> **Stated exercise**
Word for word, quote all of the material, omitting the pictures.

> **Material**
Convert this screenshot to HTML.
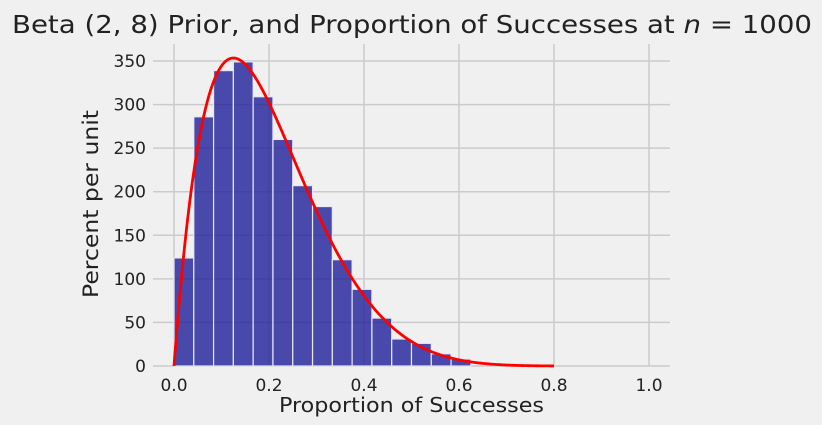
<!DOCTYPE html>
<html><head><meta charset="utf-8"><style>
body{margin:0;background:#f0f0f0;}
svg{display:block;font-family:"DejaVu Sans","Liberation Sans",sans-serif;}
</style></head><body>
<svg id="chart" width="822" height="425">
<rect x="0" y="0" width="822" height="425" fill="#f0f0f0"/>
<text x="12" y="33" font-size="25" textLength="800" lengthAdjust="spacingAndGlyphs" fill="#222">Beta (2, 8) Prior, and Proportion of Successes at <tspan font-style="italic">n</tspan> = 1000</text>
<g id="grid"></g><g id="bars"></g><g id="curve"></g><g id="ticks"></g>
<text x="279" y="412" font-size="20" textLength="265" lengthAdjust="spacingAndGlyphs" fill="#222">Proportion of Successes</text>
<text transform="translate(98,298) rotate(-90)" font-size="21" textLength="188" lengthAdjust="spacingAndGlyphs" fill="#222">Percent per unit</text>
</svg>
<script>
const binWidth = 0.04167;
const binStarts = [0,0.04167,0.08333,0.125,0.16667,0.20833,0.25,0.29167,0.33333,0.375,0.41667,0.45833,0.5,0.54167,0.58333];
const binHeights = [124,286,339,349,309,260,207,183,122,88,55,31,26,14,8];
const xTicks = [0,0.2,0.4,0.6,0.8,1.0];
const xTickLabels = ["0.0","0.2","0.4","0.6","0.8","1.0"];
const yTicks = [0,50,100,150,200,250,300,350];
const priorA = 2, priorB = 8;
const NS="http://www.w3.org/2000/svg";
const X0=153,X1=670,Y0=366,Y1=44;
const xs=v=>174+v*475;
const ys=v=>366-v*0.8714;
function mk(tag,attrs,parent){const e=document.createElementNS(NS,tag);for(const k in attrs)e.setAttribute(k,attrs[k]);document.getElementById(parent).appendChild(e);return e;}
xTicks.forEach((t,i)=>{
  const l=mk('line',{x1:xs(t),x2:xs(t),y1:Y1,y2:Y0,stroke:'#cbcbcb','stroke-width':1.5},'grid');
  
  
  const tx=mk('text',{x:xs(t),y:391,'font-size':17,'text-anchor':'middle',fill:'#222'},'ticks');
  tx.textContent=xTickLabels[i];
  
  
});
yTicks.forEach(t=>{
  const l=mk('line',{x1:X0,x2:X1,y1:ys(t),y2:ys(t),stroke:'#cbcbcb','stroke-width':1.5},'grid');
  
  
  const tx=mk('text',{x:146,y:ys(t)+6,'font-size':17,'text-anchor':'end',fill:'#222'},'ticks');
  tx.textContent=t;
  
  
});
binStarts.forEach((s,i)=>{
  const r=mk('rect',{x:xs(s),y:ys(binHeights[i]),width:xs(s+binWidth)-xs(s),height:ys(0)-ys(binHeights[i]),fill:'rgba(35,35,155,0.82)',stroke:'#e8e8f0','stroke-width':1.2},'bars');
  
  
});
function lbeta(a,b){let f=n=>{let r=1;for(let i=2;i<n;i++)r*=i;return r;};return f(a)*f(b)/f(a+b);}
const B=lbeta(priorA,priorB);
let d='';
for(let k=0;k<=400;k++){const x=k/400*0.8;const p=Math.pow(x,priorA-1)*Math.pow(1-x,priorB-1)/B*100;d+=(k?'L':'M')+xs(x).toFixed(2)+','+ys(p).toFixed(2);}
const c=mk('path',{d:d,fill:'none',stroke:'#ff0000','stroke-width':2.8},'curve');


</script>
</body></html>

> **Exercise result**
Convert this screenshot to HTML.
<!DOCTYPE html>
<html><head><meta charset="utf-8"><style>
body{margin:0;background:#f0f0f0;}
svg{display:block;font-family:"DejaVu Sans","Liberation Sans",sans-serif;}
</style></head><body>
<svg id="chart" width="822" height="425">
<rect x="0" y="0" width="822" height="425" fill="#f0f0f0"/>
<text x="12" y="33" font-size="25" textLength="800" lengthAdjust="spacingAndGlyphs" fill="#222">Beta (2, 8) Prior, and Proportion of Successes at <tspan font-style="italic">n</tspan> = 1000</text>
<g id="grid"></g><g id="bars"></g><g id="curve"></g><g id="ticks"></g>
<text x="279" y="412" font-size="20" textLength="265" lengthAdjust="spacingAndGlyphs" fill="#222">Proportion of Successes</text>
<text transform="translate(98,298) rotate(-90)" font-size="21" textLength="188" lengthAdjust="spacingAndGlyphs" fill="#222">Percent per unit</text>
</svg>
<script>
const binWidth = 0.04167;
const binStarts = [0,0.04167,0.08333,0.125,0.16667,0.20833,0.25,0.29167,0.33333,0.375,0.41667,0.45833,0.5,0.54167,0.58333];
const binHeights = [124,286,339,349,309,260,207,183,122,88,55,31,26,14,8];
const xTicks = [0,0.2,0.4,0.6,0.8,1.0];
const xTickLabels = ["0.0","0.2","0.4","0.6","0.8","1.0"];
const yTicks = [0,50,100,150,200,250,300,350];
const priorA = 2, priorB = 8;
const NS="http://www.w3.org/2000/svg";
const X0=153,X1=670,Y0=366,Y1=44;
const xs=v=>174+v*475;
const ys=v=>366-v*0.8714;
function mk(tag,attrs,parent){const e=document.createElementNS(NS,tag);for(const k in attrs)e.setAttribute(k,attrs[k]);document.getElementById(parent).appendChild(e);return e;}
xTicks.forEach((t,i)=>{
  const l=mk('line',{x1:xs(t),x2:xs(t),y1:Y1,y2:Y0,stroke:'#cbcbcb','stroke-width':1.5},'grid');
  
  
  const tx=mk('text',{x:xs(t),y:391,'font-size':17,'text-anchor':'middle',fill:'#222'},'ticks');
  tx.textContent=xTickLabels[i];
  
  
});
yTicks.forEach(t=>{
  const l=mk('line',{x1:X0,x2:X1,y1:ys(t),y2:ys(t),stroke:'#cbcbcb','stroke-width':1.5},'grid');
  
  
  const tx=mk('text',{x:146,y:ys(t)+6,'font-size':17,'text-anchor':'end',fill:'#222'},'ticks');
  tx.textContent=t;
  
  
});
binStarts.forEach((s,i)=>{
  const r=mk('rect',{x:xs(s),y:ys(binHeights[i]),width:xs(s+binWidth)-xs(s),height:ys(0)-ys(binHeights[i]),fill:'rgba(35,35,155,0.82)',stroke:'#e8e8f0','stroke-width':1.2},'bars');
  
  
});
function lbeta(a,b){let f=n=>{let r=1;for(let i=2;i<n;i++)r*=i;return r;};return f(a)*f(b)/f(a+b);}
const B=lbeta(priorA,priorB);
let d='';
for(let k=0;k<=400;k++){const x=k/400*0.8;const p=Math.pow(x,priorA-1)*Math.pow(1-x,priorB-1)/B*100;d+=(k?'L':'M')+xs(x).toFixed(2)+','+ys(p).toFixed(2);}
const c=mk('path',{d:d,fill:'none',stroke:'#ff0000','stroke-width':2.8},'curve');


</script>
</body></html>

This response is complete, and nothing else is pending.